_STORED DATA_:
.....

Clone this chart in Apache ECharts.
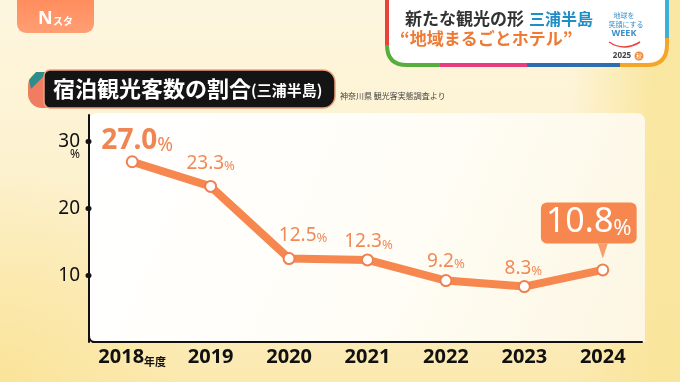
<!DOCTYPE html>
<html><head><meta charset="utf-8">
<script src="https://cdn.jsdelivr.net/npm/echarts@6/dist/echarts.min.js"></script>
<style>
html,body{margin:0;padding:0;}
body{width:680px;height:382px;overflow:hidden;
background:
 radial-gradient(ellipse 30% 55% at 0% 100%, rgba(250,226,145,0.7) 0%, rgba(250,226,145,0) 100%),
 linear-gradient(to right, rgba(249,228,152,0) 0%, rgba(249,228,152,0) 84%, rgba(249,228,152,0.85) 96%),
 linear-gradient(to bottom, #fdf6df 0%, #fdf3d3 35%, #fcedc0 75%, #fbe9b0 100%);}
#c{width:680px;height:382px;}
</style></head><body><div id="c"></div>
<script>
// ---- data ----
const categories = ['2018年度', '2019', '2020', '2021', '2022', '2023', '2024'];
const shareValues = [27.0, 23.3, 12.5, 12.3, 9.2, 8.3, 10.8];
const yTickValues = [10, 20, 30];
const highlightIndex = 6;

// ---- label placement (style only) ----
const labelOffsets = [[5, -21], [0, -23], [14, -23], [1, -18], [0, -19], [-1, -18], [-14, -47]];

const ORANGE = '#f5874f';
const LABEL = '#f08a58';
const FONT = '"Noto Sans", "Noto Sans CJK JP", sans-serif';
const CJK = '"Noto Sans CJK JP", "Noto Sans", sans-serif';

function makeLabel(i) {
  const base = {
    show: true, position: 'inside',
    formatter: p => '{n|' + Number(p.value).toFixed(1) + '}{p|%}'
  };
  if (i === 0) {
    base.rich = {
      n: {fontSize: 28, fontWeight: 'bold', color: '#ef8550', fontFamily: FONT, verticalAlign: 'bottom'},
      p: {fontSize: 19, color: '#ef8550', fontFamily: FONT, verticalAlign: 'bottom'}
    };
  } else if (i === highlightIndex) {
    base.backgroundColor = ORANGE;
    base.borderRadius = 6;
    base.padding = [3, 5, 4, 5];
    base.rich = {
      n: {fontSize: 34, color: '#ffffff', fontFamily: FONT, verticalAlign: 'bottom'},
      p: {fontSize: 22, color: '#ffffff', fontFamily: FONT, verticalAlign: 'bottom'}
    };
  } else {
    base.rich = {
      n: {fontSize: 19, color: LABEL, fontFamily: FONT, verticalAlign: 'bottom'},
      p: {fontSize: 13, color: LABEL, fontFamily: FONT, verticalAlign: 'bottom'}
    };
  }
  return base;
}

function seg(x1, y1, x2, y2, color, w) {
  return {type: 'line', z: 6, silent: true, shape: {x1, y1, x2, y2}, style: {stroke: color, lineWidth: w, lineCap: 'butt'}};
}
function curve(x1, y1, cx, cy, x2, y2, color, w, z) {
  return {type: 'bezierCurve', z: z || 6, silent: true, shape: {x1, y1, x2, y2, cpx1: cx, cpy1: cy}, style: {stroke: color, lineWidth: w, fill: null}};
}

const chart = echarts.init(document.getElementById('c'), null, {renderer: 'canvas'});

const option = {
  backgroundColor: 'transparent',
  animation: false,
  grid: {left: 93, right: 38, top: 115, bottom: 40, containLabel: false},
  xAxis: {
    type: 'category', data: categories, boundaryGap: true,
    axisLine: {show: true, lineStyle: {color: '#111', width: 2}},
    axisTick: {show: false},
    axisLabel: {
      interval: 0, margin: 5, color: '#111', fontSize: 20, fontWeight: 'bold', fontFamily: FONT,
      formatter: v => v.endsWith('年度') ? '{y|' + v.slice(0, -2) + '}{s|年度}' : '{y|' + v + '}',
      rich: {
        y: {fontSize: 20, fontWeight: 'bold', color: '#111', fontFamily: FONT, verticalAlign: 'bottom'},
        s: {fontSize: 11, fontWeight: 'bold', color: '#111', fontFamily: CJK, verticalAlign: 'bottom'}
      }
    },
    splitLine: {show: false}
  },
  yAxis: {
    type: 'value', min: 0, max: 34, interval: 10, offset: 4,
    axisLine: {show: true, lineStyle: {color: '#111', width: 2}},
    axisTick: {show: true, customValues: yTickValues, length: 1, lineStyle: {color: '#111', width: 5, cap: 'round'}},
    axisLabel: {customValues: yTickValues, margin: 9, color: '#111', fontSize: 19, fontFamily: FONT},
    splitLine: {show: false}
  },
  series: [
    {
      type: 'line', z: 3,
      data: shareValues.map((v, i) => ({value: v, label: makeLabel(i)})),
      lineStyle: {color: ORANGE, width: 8},
      symbol: 'circle', symbolSize: 11,
      itemStyle: {color: '#ffffff', borderColor: '#f08050', borderWidth: 2},
      labelLayout: p => ({dx: labelOffsets[p.dataIndex][0], dy: labelOffsets[p.dataIndex][1], hideOverlap: false})
    },
    {
      type: 'scatter', z: 4, silent: true,
      data: shareValues.map((v, i) => i === highlightIndex ? v : '-'),
      symbol: 'path://M0,0 L10,0 L5,12 Z', symbolSize: [10, 15], symbolOffset: [0, -19],
      itemStyle: {color: ORANGE}
    }
  ],
  graphic: [
    // white plot panel
    {type: 'rect', z: -10, silent: true, shape: {x: 89, y: 113, width: 556, height: 229, r: [8, 8, 0, 0]},
      style: {fill: new echarts.graphic.LinearGradient(0, 0, 1, 1, [
        {offset: 0, color: '#ffffff'}, {offset: 0.55, color: '#fffdf6'}, {offset: 1, color: '#fcf6e2'}])}},
    // axis corner
    curve(89, 336, 89, 342, 95, 342, '#111', 2, 5),
    {type: 'text', z: 5, style: {text: '%', x: 75, y: 155, fontSize: 12, fontFamily: FONT, fill: '#111', align: 'center', verticalAlign: 'middle'}},
    // top-left logo
    {type: 'rect', z: 5, shape: {x: 17, y: -12, width: 77, height: 45, r: 9},
      style: {fill: new echarts.graphic.LinearGradient(0, 0, 0, 1, [{offset: 0, color: '#ff8656'}, {offset: 1, color: '#ff9f74'}])}},
    {type: 'text', z: 6, style: {text: 'N', x: 38, y: 19, fontSize: 18, fontWeight: 'bold', fontFamily: FONT, fill: '#fff', verticalAlign: 'middle'}},
    {type: 'text', z: 6, style: {text: 'スタ', x: 53, y: 21, fontSize: 10, fontWeight: 'bold', fontFamily: CJK, fill: '#fff', verticalAlign: 'middle'}},
    // title banner
    {type: 'rect', z: 5, shape: {x: 28, y: 72, width: 30, height: 36, r: [14, 0, 0, 14]}, style: {fill: '#f07d62'}},
    {type: 'polygon', z: 6, shape: {points: [[36, 72], [48, 72], [31, 89], [29, 80]]}, style: {fill: '#2e8d8b'}},
    {type: 'rect', z: 7, shape: {x: 44, y: 70, width: 291, height: 38, r: [6, 12, 12, 6]},
      style: {fill: '#141414', stroke: '#f0a07e', lineWidth: 1.5}},
    {type: 'text', z: 8, style: {text: '宿泊観光客数の割合', x: 53, y: 89, fontSize: 22, fontWeight: 'bold', fontFamily: CJK, fill: '#fff', verticalAlign: 'middle'}},
    {type: 'text', z: 8, style: {text: '(三浦半島)', x: 251, y: 90, fontSize: 15, fontWeight: 'bold', fontFamily: CJK, fill: '#fff', verticalAlign: 'middle'}},
    {type: 'text', z: 5, style: {text: '神奈川県 観光客実態調査より', x: 340, y: 96, fontSize: 8, fontFamily: CJK, fill: '#444', verticalAlign: 'middle'}},
    // top-right box
    {type: 'rect', z: 5, shape: {x: 387, y: -25, width: 280, height: 90, r: 20}, style: {fill: '#ffffff'}},
    seg(387, -5, 387, 45, '#e8423a', 4),
    curve(387, 45, 387, 65, 407, 65, '#57ae3c', 4),
    seg(406, 65, 440, 65, '#57ae3c', 4),
    seg(440, 65, 527, 65, '#e83c7c', 4),
    seg(527, 65, 620, 65, '#2f6db3', 4),
    seg(620, 65, 648, 65, '#f4a62a', 4),
    curve(647, 65, 667, 65, 667, 45, '#f4a62a', 4),
    seg(667, 46, 667, 38, '#f4a62a', 4),
    seg(667, 38, 667, -5, '#3bb0d9', 4),
    {type: 'text', z: 7, style: {text: '新たな観光の形', x: 405, y: 19, fontSize: 17, fontWeight: 'bold', fontFamily: CJK, fill: '#333', verticalAlign: 'middle'}},
    {type: 'text', z: 7, style: {text: '三浦半島', x: 529, y: 19, fontSize: 16, fontWeight: 'bold', fontFamily: CJK, fill: '#1e8fc6', verticalAlign: 'middle'}},
    {type: 'text', z: 7, style: {text: '“地域まるごとホテル”', x: 400, y: 39, fontSize: 17, fontWeight: 'bold', fontFamily: CJK, fill: '#ee7a33', verticalAlign: 'middle'}},
    {type: 'text', z: 7, style: {text: '地球を', x: 624, y: 15, fontSize: 7, fontFamily: CJK, fill: '#3a8fc8', align: 'center', verticalAlign: 'middle'}},
    {type: 'text', z: 7, style: {text: '笑顔にする', x: 626, y: 24, fontSize: 7, fontFamily: CJK, fill: '#3a8fc8', align: 'center', verticalAlign: 'middle'}},
    {type: 'text', z: 7, style: {text: 'WEEK', x: 624, y: 33, fontSize: 9, fontWeight: 'bold', fontFamily: FONT, fill: '#3a8fc8', align: 'center', verticalAlign: 'middle'}},
    curve(609, 42, 624, 52, 640, 42, '#e8423a', 1.5, 7),
    {type: 'text', z: 7, style: {text: '2025', x: 622, y: 56, fontSize: 8, fontWeight: 'bold', fontFamily: FONT, fill: '#444', align: 'center', verticalAlign: 'middle'}},
    {type: 'circle', z: 7, shape: {cx: 639, cy: 56, r: 4.5}, style: {fill: '#f08a3a'}},
    {type: 'text', z: 8, style: {text: '秋', x: 639, y: 56, fontSize: 6, fontFamily: CJK, fill: '#fff', align: 'center', verticalAlign: 'middle'}}
  ]
};
chart.setOption(option);
</script></body></html>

.....

_INSTRUCTION_: Please take the lines from the beginning of the data above through the line holding "const highlightIndex = 6;" and transcribe them exactly, without any pictures.

_RESPONSE_:
Clone this chart in Apache ECharts.
<!DOCTYPE html>
<html><head><meta charset="utf-8">
<script src="https://cdn.jsdelivr.net/npm/echarts@6/dist/echarts.min.js"></script>
<style>
html,body{margin:0;padding:0;}
body{width:680px;height:382px;overflow:hidden;
background:
 radial-gradient(ellipse 30% 55% at 0% 100%, rgba(250,226,145,0.7) 0%, rgba(250,226,145,0) 100%),
 linear-gradient(to right, rgba(249,228,152,0) 0%, rgba(249,228,152,0) 84%, rgba(249,228,152,0.85) 96%),
 linear-gradient(to bottom, #fdf6df 0%, #fdf3d3 35%, #fcedc0 75%, #fbe9b0 100%);}
#c{width:680px;height:382px;}
</style></head><body><div id="c"></div>
<script>
// ---- data ----
const categories = ['2018年度', '2019', '2020', '2021', '2022', '2023', '2024'];
const shareValues = [27.0, 23.3, 12.5, 12.3, 9.2, 8.3, 10.8];
const yTickValues = [10, 20, 30];
const highlightIndex = 6;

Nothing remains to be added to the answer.